Restate the whole listing word for word. Pictures are left out.
START DATA EXCERPT
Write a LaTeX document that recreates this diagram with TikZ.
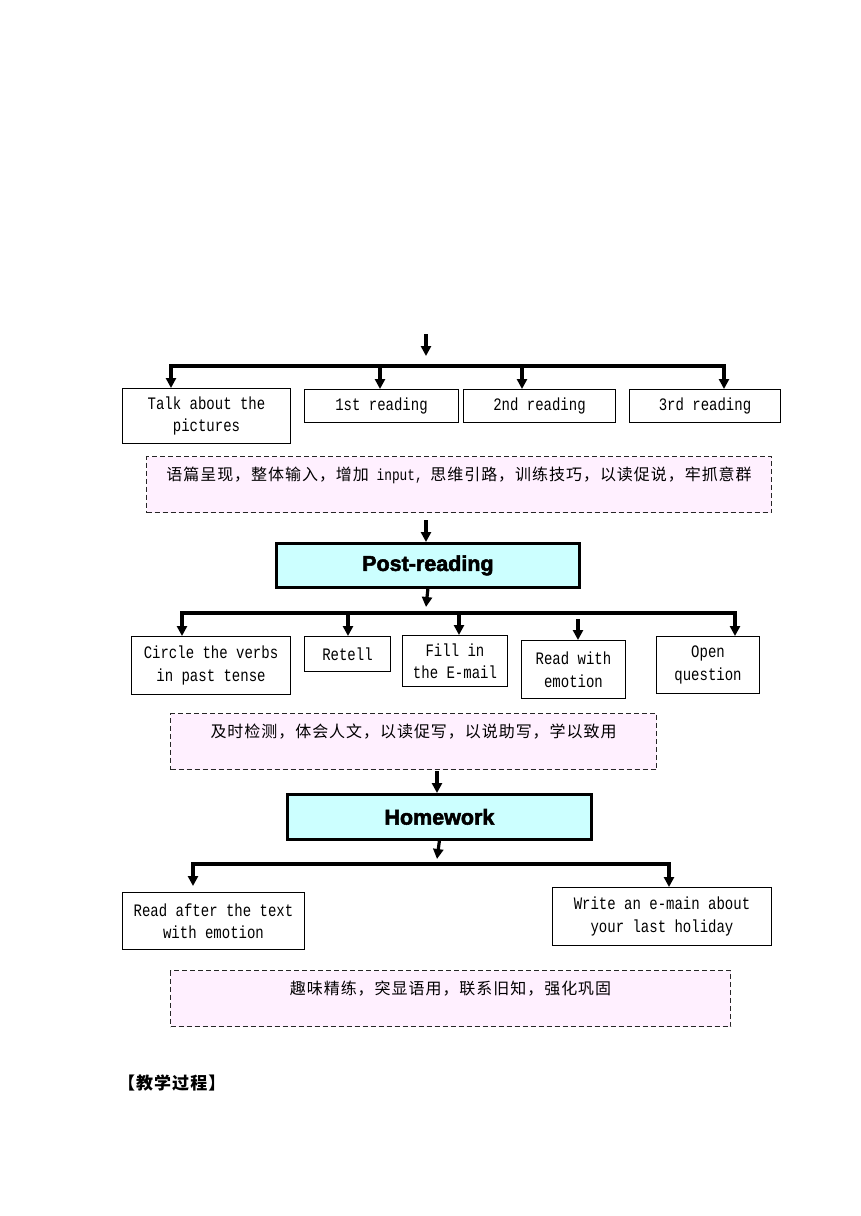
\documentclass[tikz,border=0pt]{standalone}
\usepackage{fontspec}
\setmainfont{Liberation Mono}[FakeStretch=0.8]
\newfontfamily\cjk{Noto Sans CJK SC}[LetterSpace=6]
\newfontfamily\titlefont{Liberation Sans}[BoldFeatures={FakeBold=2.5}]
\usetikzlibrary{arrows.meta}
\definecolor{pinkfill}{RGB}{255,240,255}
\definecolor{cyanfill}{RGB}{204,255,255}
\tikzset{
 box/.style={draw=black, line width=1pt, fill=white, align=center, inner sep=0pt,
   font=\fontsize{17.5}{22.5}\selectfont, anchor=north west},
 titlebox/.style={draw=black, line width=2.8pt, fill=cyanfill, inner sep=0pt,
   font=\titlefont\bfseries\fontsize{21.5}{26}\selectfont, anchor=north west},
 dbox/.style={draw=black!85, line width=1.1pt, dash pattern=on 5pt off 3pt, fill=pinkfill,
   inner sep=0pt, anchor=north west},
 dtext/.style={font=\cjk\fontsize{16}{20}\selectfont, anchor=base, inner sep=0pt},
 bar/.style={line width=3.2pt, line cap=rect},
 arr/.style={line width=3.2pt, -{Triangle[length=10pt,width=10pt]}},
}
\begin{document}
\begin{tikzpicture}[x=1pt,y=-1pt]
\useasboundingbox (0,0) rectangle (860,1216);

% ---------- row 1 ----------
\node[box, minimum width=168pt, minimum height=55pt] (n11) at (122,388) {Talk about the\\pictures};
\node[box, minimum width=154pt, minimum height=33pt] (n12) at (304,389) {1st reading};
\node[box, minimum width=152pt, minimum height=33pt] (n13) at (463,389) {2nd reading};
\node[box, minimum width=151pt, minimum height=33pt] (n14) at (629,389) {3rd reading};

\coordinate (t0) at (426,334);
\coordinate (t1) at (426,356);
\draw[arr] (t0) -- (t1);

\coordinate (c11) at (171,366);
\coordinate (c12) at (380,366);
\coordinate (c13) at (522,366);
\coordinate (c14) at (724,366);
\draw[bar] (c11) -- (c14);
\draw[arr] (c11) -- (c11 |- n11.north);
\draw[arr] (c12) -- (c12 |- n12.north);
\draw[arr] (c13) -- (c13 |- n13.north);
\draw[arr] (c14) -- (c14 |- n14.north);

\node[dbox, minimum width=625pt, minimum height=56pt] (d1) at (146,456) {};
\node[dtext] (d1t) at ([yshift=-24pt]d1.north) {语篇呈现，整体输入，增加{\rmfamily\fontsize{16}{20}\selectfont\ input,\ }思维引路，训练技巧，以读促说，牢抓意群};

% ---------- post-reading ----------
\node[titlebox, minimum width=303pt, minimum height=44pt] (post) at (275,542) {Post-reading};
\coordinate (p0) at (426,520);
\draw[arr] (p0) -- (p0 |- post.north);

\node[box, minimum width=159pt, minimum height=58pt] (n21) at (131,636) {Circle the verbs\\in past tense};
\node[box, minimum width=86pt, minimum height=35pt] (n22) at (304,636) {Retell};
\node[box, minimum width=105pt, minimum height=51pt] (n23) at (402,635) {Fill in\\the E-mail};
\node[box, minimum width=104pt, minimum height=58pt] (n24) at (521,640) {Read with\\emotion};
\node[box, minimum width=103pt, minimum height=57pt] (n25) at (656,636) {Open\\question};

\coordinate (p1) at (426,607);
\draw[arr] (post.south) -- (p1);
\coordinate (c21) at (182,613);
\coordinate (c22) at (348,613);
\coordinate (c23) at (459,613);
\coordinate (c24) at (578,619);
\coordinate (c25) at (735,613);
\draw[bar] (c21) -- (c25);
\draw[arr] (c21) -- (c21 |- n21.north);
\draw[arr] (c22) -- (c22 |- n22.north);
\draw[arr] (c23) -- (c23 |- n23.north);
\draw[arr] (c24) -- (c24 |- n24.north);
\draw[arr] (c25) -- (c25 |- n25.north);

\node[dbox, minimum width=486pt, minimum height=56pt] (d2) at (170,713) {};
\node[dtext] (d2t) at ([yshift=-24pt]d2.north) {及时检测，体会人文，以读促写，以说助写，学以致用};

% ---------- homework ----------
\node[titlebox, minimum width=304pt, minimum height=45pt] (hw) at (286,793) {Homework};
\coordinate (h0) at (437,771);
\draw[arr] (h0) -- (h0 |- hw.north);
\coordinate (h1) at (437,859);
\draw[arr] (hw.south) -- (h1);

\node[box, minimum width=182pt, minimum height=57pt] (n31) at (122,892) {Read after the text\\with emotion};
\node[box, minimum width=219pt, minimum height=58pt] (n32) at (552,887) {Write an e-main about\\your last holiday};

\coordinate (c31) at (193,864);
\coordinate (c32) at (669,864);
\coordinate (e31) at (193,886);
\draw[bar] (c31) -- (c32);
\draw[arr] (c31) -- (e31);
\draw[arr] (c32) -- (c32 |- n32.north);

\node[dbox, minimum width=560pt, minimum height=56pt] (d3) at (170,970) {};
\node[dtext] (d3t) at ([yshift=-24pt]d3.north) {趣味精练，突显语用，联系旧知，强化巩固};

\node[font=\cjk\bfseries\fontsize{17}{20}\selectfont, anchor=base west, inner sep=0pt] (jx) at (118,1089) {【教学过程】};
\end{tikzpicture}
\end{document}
END DATA EXCERPT
RESULT OF THE TASK ::
Write a LaTeX document that recreates this diagram with TikZ.
\documentclass[tikz,border=0pt]{standalone}
\usepackage{fontspec}
\setmainfont{Liberation Mono}[FakeStretch=0.8]
\newfontfamily\cjk{Noto Sans CJK SC}[LetterSpace=6]
\newfontfamily\titlefont{Liberation Sans}[BoldFeatures={FakeBold=2.5}]
\usetikzlibrary{arrows.meta}
\definecolor{pinkfill}{RGB}{255,240,255}
\definecolor{cyanfill}{RGB}{204,255,255}
\tikzset{
 box/.style={draw=black, line width=1pt, fill=white, align=center, inner sep=0pt,
   font=\fontsize{17.5}{22.5}\selectfont, anchor=north west},
 titlebox/.style={draw=black, line width=2.8pt, fill=cyanfill, inner sep=0pt,
   font=\titlefont\bfseries\fontsize{21.5}{26}\selectfont, anchor=north west},
 dbox/.style={draw=black!85, line width=1.1pt, dash pattern=on 5pt off 3pt, fill=pinkfill,
   inner sep=0pt, anchor=north west},
 dtext/.style={font=\cjk\fontsize{16}{20}\selectfont, anchor=base, inner sep=0pt},
 bar/.style={line width=3.2pt, line cap=rect},
 arr/.style={line width=3.2pt, -{Triangle[length=10pt,width=10pt]}},
}
\begin{document}
\begin{tikzpicture}[x=1pt,y=-1pt]
\useasboundingbox (0,0) rectangle (860,1216);

% ---------- row 1 ----------
\node[box, minimum width=168pt, minimum height=55pt] (n11) at (122,388) {Talk about the\\pictures};
\node[box, minimum width=154pt, minimum height=33pt] (n12) at (304,389) {1st reading};
\node[box, minimum width=152pt, minimum height=33pt] (n13) at (463,389) {2nd reading};
\node[box, minimum width=151pt, minimum height=33pt] (n14) at (629,389) {3rd reading};

\coordinate (t0) at (426,334);
\coordinate (t1) at (426,356);
\draw[arr] (t0) -- (t1);

\coordinate (c11) at (171,366);
\coordinate (c12) at (380,366);
\coordinate (c13) at (522,366);
\coordinate (c14) at (724,366);
\draw[bar] (c11) -- (c14);
\draw[arr] (c11) -- (c11 |- n11.north);
\draw[arr] (c12) -- (c12 |- n12.north);
\draw[arr] (c13) -- (c13 |- n13.north);
\draw[arr] (c14) -- (c14 |- n14.north);

\node[dbox, minimum width=625pt, minimum height=56pt] (d1) at (146,456) {};
\node[dtext] (d1t) at ([yshift=-24pt]d1.north) {语篇呈现，整体输入，增加{\rmfamily\fontsize{16}{20}\selectfont\ input,\ }思维引路，训练技巧，以读促说，牢抓意群};

% ---------- post-reading ----------
\node[titlebox, minimum width=303pt, minimum height=44pt] (post) at (275,542) {Post-reading};
\coordinate (p0) at (426,520);
\draw[arr] (p0) -- (p0 |- post.north);

\node[box, minimum width=159pt, minimum height=58pt] (n21) at (131,636) {Circle the verbs\\in past tense};
\node[box, minimum width=86pt, minimum height=35pt] (n22) at (304,636) {Retell};
\node[box, minimum width=105pt, minimum height=51pt] (n23) at (402,635) {Fill in\\the E-mail};
\node[box, minimum width=104pt, minimum height=58pt] (n24) at (521,640) {Read with\\emotion};
\node[box, minimum width=103pt, minimum height=57pt] (n25) at (656,636) {Open\\question};

\coordinate (p1) at (426,607);
\draw[arr] (post.south) -- (p1);
\coordinate (c21) at (182,613);
\coordinate (c22) at (348,613);
\coordinate (c23) at (459,613);
\coordinate (c24) at (578,619);
\coordinate (c25) at (735,613);
\draw[bar] (c21) -- (c25);
\draw[arr] (c21) -- (c21 |- n21.north);
\draw[arr] (c22) -- (c22 |- n22.north);
\draw[arr] (c23) -- (c23 |- n23.north);
\draw[arr] (c24) -- (c24 |- n24.north);
\draw[arr] (c25) -- (c25 |- n25.north);

\node[dbox, minimum width=486pt, minimum height=56pt] (d2) at (170,713) {};
\node[dtext] (d2t) at ([yshift=-24pt]d2.north) {及时检测，体会人文，以读促写，以说助写，学以致用};

% ---------- homework ----------
\node[titlebox, minimum width=304pt, minimum height=45pt] (hw) at (286,793) {Homework};
\coordinate (h0) at (437,771);
\draw[arr] (h0) -- (h0 |- hw.north);
\coordinate (h1) at (437,859);
\draw[arr] (hw.south) -- (h1);

\node[box, minimum width=182pt, minimum height=57pt] (n31) at (122,892) {Read after the text\\with emotion};
\node[box, minimum width=219pt, minimum height=58pt] (n32) at (552,887) {Write an e-main about\\your last holiday};

\coordinate (c31) at (193,864);
\coordinate (c32) at (669,864);
\coordinate (e31) at (193,886);
\draw[bar] (c31) -- (c32);
\draw[arr] (c31) -- (e31);
\draw[arr] (c32) -- (c32 |- n32.north);

\node[dbox, minimum width=560pt, minimum height=56pt] (d3) at (170,970) {};
\node[dtext] (d3t) at ([yshift=-24pt]d3.north) {趣味精练，突显语用，联系旧知，强化巩固};

\node[font=\cjk\bfseries\fontsize{17}{20}\selectfont, anchor=base west, inner sep=0pt] (jx) at (118,1089) {【教学过程】};
\end{tikzpicture}
\end{document}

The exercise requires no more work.